* Begin *
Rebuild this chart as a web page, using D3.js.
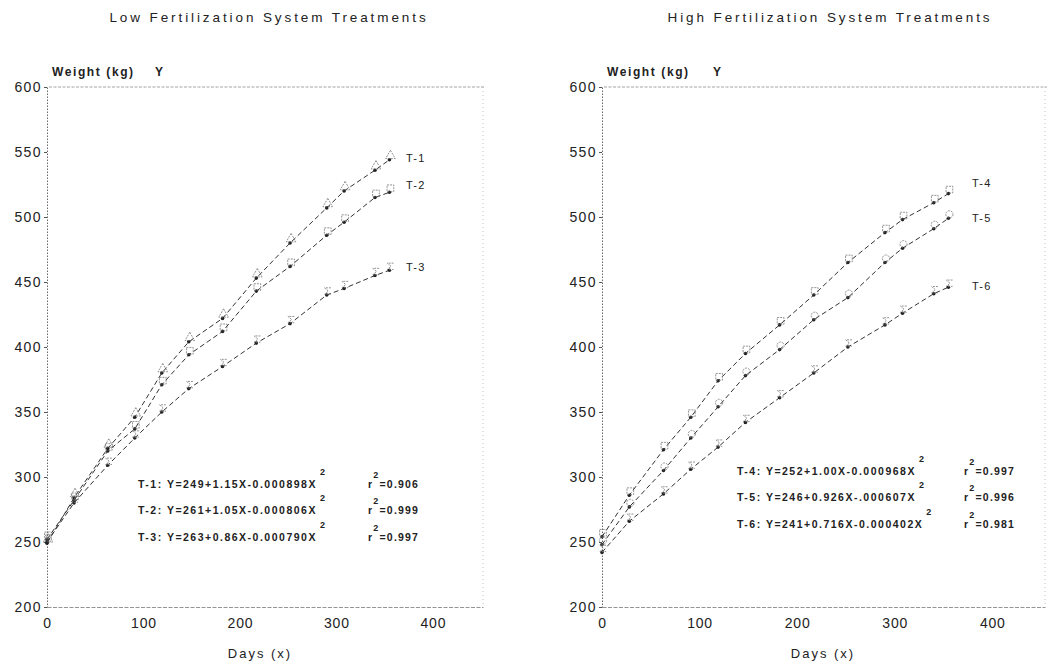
<!DOCTYPE html>
<html><head><meta charset="utf-8">
<script src="https://cdn.jsdelivr.net/npm/d3@7/dist/d3.min.js"></script>
<style>
body{margin:0;background:#fff;}
svg{display:block;font-family:"Liberation Sans",Arial,sans-serif;}
</style></head>
<body>
<svg id="c" width="1048" height="666"></svg>
<script>
// ---- data ----
const days = [0, 28, 63, 91, 119, 147, 182, 217, 252, 290, 308, 340, 355];
const lowT1 = [249, 284, 322, 346, 380, 404, 422, 453, 480, 507, 520, 536, 544];
const lowT2 = [252, 282, 320, 337, 371, 394, 412, 443, 462, 486, 496, 515, 519];
const lowT3 = [250, 280, 309, 330, 350, 368, 385, 403, 418, 440, 445, 455, 459];
const highT4 = [254, 286, 321, 346, 374, 395, 417, 440, 465, 488, 498, 511, 518];
const highT5 = [248, 277, 305, 330, 354, 378, 398, 421, 438, 465, 476, 491, 499];
const highT6 = [242, 266, 287, 306, 323, 342, 361, 380, 400, 417, 426, 441, 446];
const xTicks = [0, 100, 200, 300, 400];
const yTicks = [200, 250, 300, 350, 400, 450, 500, 550, 600];
const lowNames = ["T-1", "T-2", "T-3"];
const highNames = ["T-4", "T-5", "T-6"];
const lowEq = ["T-1: Y=249+1.15X-0.000898X", "T-2: Y=261+1.05X-0.000806X", "T-3: Y=263+0.86X-0.000790X"];
const lowR2 = ["=0.906", "=0.999", "=0.997"];
const highEq = ["T-4: Y=252+1.00X-0.000968X", "T-5: Y=246+0.926X-.000607X", "T-6: Y=241+0.716X-0.000402X"];
const highR2 = ["=0.997", "=0.996", "=0.981"];

const svg = d3.select("#c");
const ink = "#222";

const sigma = {draw(ctx, size){const s=Math.sqrt(size)/2; ctx.moveTo(s,-s); ctx.lineTo(-s,-s); ctx.lineTo(s*0.2,0); ctx.lineTo(-s,s); ctx.lineTo(s,s);}};

function panel(cfg){
  const g = svg.append("g");
  const x = d3.scaleLinear().domain([0, cfg.xmax]).range([cfg.x0, cfg.x1]);
  const y = d3.scaleLinear().domain([200, 600]).range([607, 87]);

  // title
  g.append("text").attr("x", cfg.titleX).attr("y", 22).attr("text-anchor","middle")
    .attr("font-size",13.5).attr("letter-spacing","2.9px").attr("fill",ink).text(cfg.title);
  g.append("text").attr("x", cfg.x0+5).attr("y", 76).attr("font-size",12).attr("font-weight","bold")
    .attr("letter-spacing","1.6px").attr("fill",ink).text("Weight (kg)");
  g.append("text").attr("x", cfg.yX).attr("y", 76).attr("font-size",12).attr("font-weight","bold")
    .attr("fill",ink).text("Y");

  // frame
  g.append("line").attr("x1",cfg.x0+2).attr("x2",cfg.x1+2).attr("y1",y(600)).attr("y2",y(600))
    .attr("stroke","#999").attr("stroke-dasharray","3,1.5").attr("stroke-width",0.9);
  g.append("line").attr("x1",cfg.x1).attr("x2",cfg.x1).attr("y1",y(600)).attr("y2",y(200))
    .attr("stroke","#bbb").attr("stroke-dasharray","1,3").attr("stroke-width",0.9);

  // axes
  const ya = g.append("g").attr("transform",`translate(${cfg.x0},0)`)
    .call(d3.axisLeft(y).tickValues(yTicks).tickSize(3).tickPadding(2).tickFormat(d3.format("d")));
  ya.select(".domain").attr("stroke","#666").attr("stroke-dasharray","1.5,1.5");
  ya.selectAll(".tick line").attr("stroke","#555");
  ya.selectAll("text").attr("font-size",14).attr("letter-spacing","1.4px").attr("fill",ink)
    .attr("font-family","Liberation Sans, Arial, sans-serif");

  const xa = g.append("g").attr("transform",`translate(0,${y(200)})`)
    .call(d3.axisBottom(x).tickValues(xTicks).tickSize(0).tickPadding(11).tickFormat(d3.format("d")));
  xa.select(".domain").attr("stroke","#888").attr("stroke-dasharray","4,1.5").attr("stroke-width",0.9);
  xa.selectAll("text").attr("font-size",14).attr("letter-spacing","0.8px").attr("fill",ink)
    .attr("font-family","Liberation Sans, Arial, sans-serif");

  g.append("text").attr("x", cfg.daysX).attr("y", 658).attr("text-anchor","middle")
    .attr("font-size",13).attr("letter-spacing","2px").attr("fill",ink).text("Days (x)");

  // series
  const line = d3.line().x((d,i)=>x(days[i])).y(d=>y(d));
  cfg.series.forEach((s, k)=>{
    g.append("path").datum(s.values).attr("d", line).attr("fill","none")
      .attr("stroke","#333").attr("stroke-width",1).attr("stroke-dasharray","5,3");
    g.selectAll(null).data(s.values).enter().append("circle")
      .attr("cx",(d,i)=>x(days[i])).attr("cy",d=>y(d)).attr("r",1.8).attr("fill","#222");
    const sym = d3.symbol().type(s.sym).size(s.size);
    g.selectAll(null).data(s.values).enter().append("path")
      .attr("transform",(d,i)=>`translate(${x(days[i])+1},${y(d)-4})`)
      .attr("d", sym).attr("fill","none").attr("stroke","#777").attr("stroke-width",0.8)
      .attr("stroke-dasharray","2,1");
    g.append("text").attr("x", cfg.labelX).attr("y", s.labelY+4).attr("font-size",11)
      .attr("letter-spacing","1.2px").attr("fill",ink).text(s.name);
  });

  // equations
  cfg.eq.forEach((t,k)=>{
    const yy = cfg.eqY[k];
    const tx = g.append("text").attr("x", cfg.eqX).attr("y", yy+4).attr("font-size",10.5)
      .attr("font-weight","bold").attr("letter-spacing","1.5px").attr("fill",ink).text(t);
    const w = tx.node().getComputedTextLength();
    g.append("text").attr("x", cfg.eqX + w + 3).attr("y", yy-9).attr("font-size",9).attr("font-weight","bold")
      .attr("fill",ink).text("2");
    g.append("text").attr("x", cfg.rX).attr("y", yy+4).attr("font-size",10.5).attr("font-weight","bold")
      .attr("letter-spacing","1.2px").attr("fill",ink).text("r").append("tspan")
      .attr("dy",-10).attr("font-size",9).text("2").clone(true)
      .attr("dy",10).attr("font-size",10.5).text(cfg.r2[k]);
  });
}

panel({
  title:"Low Fertilization System Treatments", titleX:269, daysX:260,
  x0:47, x1:483, xmax:452, labelX:406, yX:155,
  series:[
    {name:lowNames[0], values:lowT1, sym:d3.symbolTriangle, size:40, labelY:158},
    {name:lowNames[1], values:lowT2, sym:d3.symbolSquare, size:45, labelY:185},
    {name:lowNames[2], values:lowT3, sym:sigma, size:40, labelY:267}
  ],
  eq:lowEq, r2:lowR2, eqX:138, eqY:[484,510,537], rX:368
});
panel({
  title:"High Fertilization System Treatments", titleX:830, daysX:823,
  x0:602, x1:1045, xmax:454, labelX:972, yX:713,
  series:[
    {name:highNames[0], values:highT4, sym:d3.symbolSquare, size:45, labelY:183},
    {name:highNames[1], values:highT5, sym:d3.symbolCircle, size:40, labelY:218},
    {name:highNames[2], values:highT6, sym:sigma, size:40, labelY:286}
  ],
  eq:highEq, r2:highR2, eqX:737, eqY:[471,497,524], rX:964
});
</script>
</body></html>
* End *
_WHAT IS NEEDED_
Write out every line above exactly as it is, leaving out the pictures.

_THE COMPLETED TASK_
Rebuild this chart as a web page, using D3.js.
<!DOCTYPE html>
<html><head><meta charset="utf-8">
<script src="https://cdn.jsdelivr.net/npm/d3@7/dist/d3.min.js"></script>
<style>
body{margin:0;background:#fff;}
svg{display:block;font-family:"Liberation Sans",Arial,sans-serif;}
</style></head>
<body>
<svg id="c" width="1048" height="666"></svg>
<script>
// ---- data ----
const days = [0, 28, 63, 91, 119, 147, 182, 217, 252, 290, 308, 340, 355];
const lowT1 = [249, 284, 322, 346, 380, 404, 422, 453, 480, 507, 520, 536, 544];
const lowT2 = [252, 282, 320, 337, 371, 394, 412, 443, 462, 486, 496, 515, 519];
const lowT3 = [250, 280, 309, 330, 350, 368, 385, 403, 418, 440, 445, 455, 459];
const highT4 = [254, 286, 321, 346, 374, 395, 417, 440, 465, 488, 498, 511, 518];
const highT5 = [248, 277, 305, 330, 354, 378, 398, 421, 438, 465, 476, 491, 499];
const highT6 = [242, 266, 287, 306, 323, 342, 361, 380, 400, 417, 426, 441, 446];
const xTicks = [0, 100, 200, 300, 400];
const yTicks = [200, 250, 300, 350, 400, 450, 500, 550, 600];
const lowNames = ["T-1", "T-2", "T-3"];
const highNames = ["T-4", "T-5", "T-6"];
const lowEq = ["T-1: Y=249+1.15X-0.000898X", "T-2: Y=261+1.05X-0.000806X", "T-3: Y=263+0.86X-0.000790X"];
const lowR2 = ["=0.906", "=0.999", "=0.997"];
const highEq = ["T-4: Y=252+1.00X-0.000968X", "T-5: Y=246+0.926X-.000607X", "T-6: Y=241+0.716X-0.000402X"];
const highR2 = ["=0.997", "=0.996", "=0.981"];

const svg = d3.select("#c");
const ink = "#222";

const sigma = {draw(ctx, size){const s=Math.sqrt(size)/2; ctx.moveTo(s,-s); ctx.lineTo(-s,-s); ctx.lineTo(s*0.2,0); ctx.lineTo(-s,s); ctx.lineTo(s,s);}};

function panel(cfg){
  const g = svg.append("g");
  const x = d3.scaleLinear().domain([0, cfg.xmax]).range([cfg.x0, cfg.x1]);
  const y = d3.scaleLinear().domain([200, 600]).range([607, 87]);

  // title
  g.append("text").attr("x", cfg.titleX).attr("y", 22).attr("text-anchor","middle")
    .attr("font-size",13.5).attr("letter-spacing","2.9px").attr("fill",ink).text(cfg.title);
  g.append("text").attr("x", cfg.x0+5).attr("y", 76).attr("font-size",12).attr("font-weight","bold")
    .attr("letter-spacing","1.6px").attr("fill",ink).text("Weight (kg)");
  g.append("text").attr("x", cfg.yX).attr("y", 76).attr("font-size",12).attr("font-weight","bold")
    .attr("fill",ink).text("Y");

  // frame
  g.append("line").attr("x1",cfg.x0+2).attr("x2",cfg.x1+2).attr("y1",y(600)).attr("y2",y(600))
    .attr("stroke","#999").attr("stroke-dasharray","3,1.5").attr("stroke-width",0.9);
  g.append("line").attr("x1",cfg.x1).attr("x2",cfg.x1).attr("y1",y(600)).attr("y2",y(200))
    .attr("stroke","#bbb").attr("stroke-dasharray","1,3").attr("stroke-width",0.9);

  // axes
  const ya = g.append("g").attr("transform",`translate(${cfg.x0},0)`)
    .call(d3.axisLeft(y).tickValues(yTicks).tickSize(3).tickPadding(2).tickFormat(d3.format("d")));
  ya.select(".domain").attr("stroke","#666").attr("stroke-dasharray","1.5,1.5");
  ya.selectAll(".tick line").attr("stroke","#555");
  ya.selectAll("text").attr("font-size",14).attr("letter-spacing","1.4px").attr("fill",ink)
    .attr("font-family","Liberation Sans, Arial, sans-serif");

  const xa = g.append("g").attr("transform",`translate(0,${y(200)})`)
    .call(d3.axisBottom(x).tickValues(xTicks).tickSize(0).tickPadding(11).tickFormat(d3.format("d")));
  xa.select(".domain").attr("stroke","#888").attr("stroke-dasharray","4,1.5").attr("stroke-width",0.9);
  xa.selectAll("text").attr("font-size",14).attr("letter-spacing","0.8px").attr("fill",ink)
    .attr("font-family","Liberation Sans, Arial, sans-serif");

  g.append("text").attr("x", cfg.daysX).attr("y", 658).attr("text-anchor","middle")
    .attr("font-size",13).attr("letter-spacing","2px").attr("fill",ink).text("Days (x)");

  // series
  const line = d3.line().x((d,i)=>x(days[i])).y(d=>y(d));
  cfg.series.forEach((s, k)=>{
    g.append("path").datum(s.values).attr("d", line).attr("fill","none")
      .attr("stroke","#333").attr("stroke-width",1).attr("stroke-dasharray","5,3");
    g.selectAll(null).data(s.values).enter().append("circle")
      .attr("cx",(d,i)=>x(days[i])).attr("cy",d=>y(d)).attr("r",1.8).attr("fill","#222");
    const sym = d3.symbol().type(s.sym).size(s.size);
    g.selectAll(null).data(s.values).enter().append("path")
      .attr("transform",(d,i)=>`translate(${x(days[i])+1},${y(d)-4})`)
      .attr("d", sym).attr("fill","none").attr("stroke","#777").attr("stroke-width",0.8)
      .attr("stroke-dasharray","2,1");
    g.append("text").attr("x", cfg.labelX).attr("y", s.labelY+4).attr("font-size",11)
      .attr("letter-spacing","1.2px").attr("fill",ink).text(s.name);
  });

  // equations
  cfg.eq.forEach((t,k)=>{
    const yy = cfg.eqY[k];
    const tx = g.append("text").attr("x", cfg.eqX).attr("y", yy+4).attr("font-size",10.5)
      .attr("font-weight","bold").attr("letter-spacing","1.5px").attr("fill",ink).text(t);
    const w = tx.node().getComputedTextLength();
    g.append("text").attr("x", cfg.eqX + w + 3).attr("y", yy-9).attr("font-size",9).attr("font-weight","bold")
      .attr("fill",ink).text("2");
    g.append("text").attr("x", cfg.rX).attr("y", yy+4).attr("font-size",10.5).attr("font-weight","bold")
      .attr("letter-spacing","1.2px").attr("fill",ink).text("r").append("tspan")
      .attr("dy",-10).attr("font-size",9).text("2").clone(true)
      .attr("dy",10).attr("font-size",10.5).text(cfg.r2[k]);
  });
}

panel({
  title:"Low Fertilization System Treatments", titleX:269, daysX:260,
  x0:47, x1:483, xmax:452, labelX:406, yX:155,
  series:[
    {name:lowNames[0], values:lowT1, sym:d3.symbolTriangle, size:40, labelY:158},
    {name:lowNames[1], values:lowT2, sym:d3.symbolSquare, size:45, labelY:185},
    {name:lowNames[2], values:lowT3, sym:sigma, size:40, labelY:267}
  ],
  eq:lowEq, r2:lowR2, eqX:138, eqY:[484,510,537], rX:368
});
panel({
  title:"High Fertilization System Treatments", titleX:830, daysX:823,
  x0:602, x1:1045, xmax:454, labelX:972, yX:713,
  series:[
    {name:highNames[0], values:highT4, sym:d3.symbolSquare, size:45, labelY:183},
    {name:highNames[1], values:highT5, sym:d3.symbolCircle, size:40, labelY:218},
    {name:highNames[2], values:highT6, sym:sigma, size:40, labelY:286}
  ],
  eq:highEq, r2:highR2, eqX:737, eqY:[471,497,524], rX:964
});
</script>
</body></html>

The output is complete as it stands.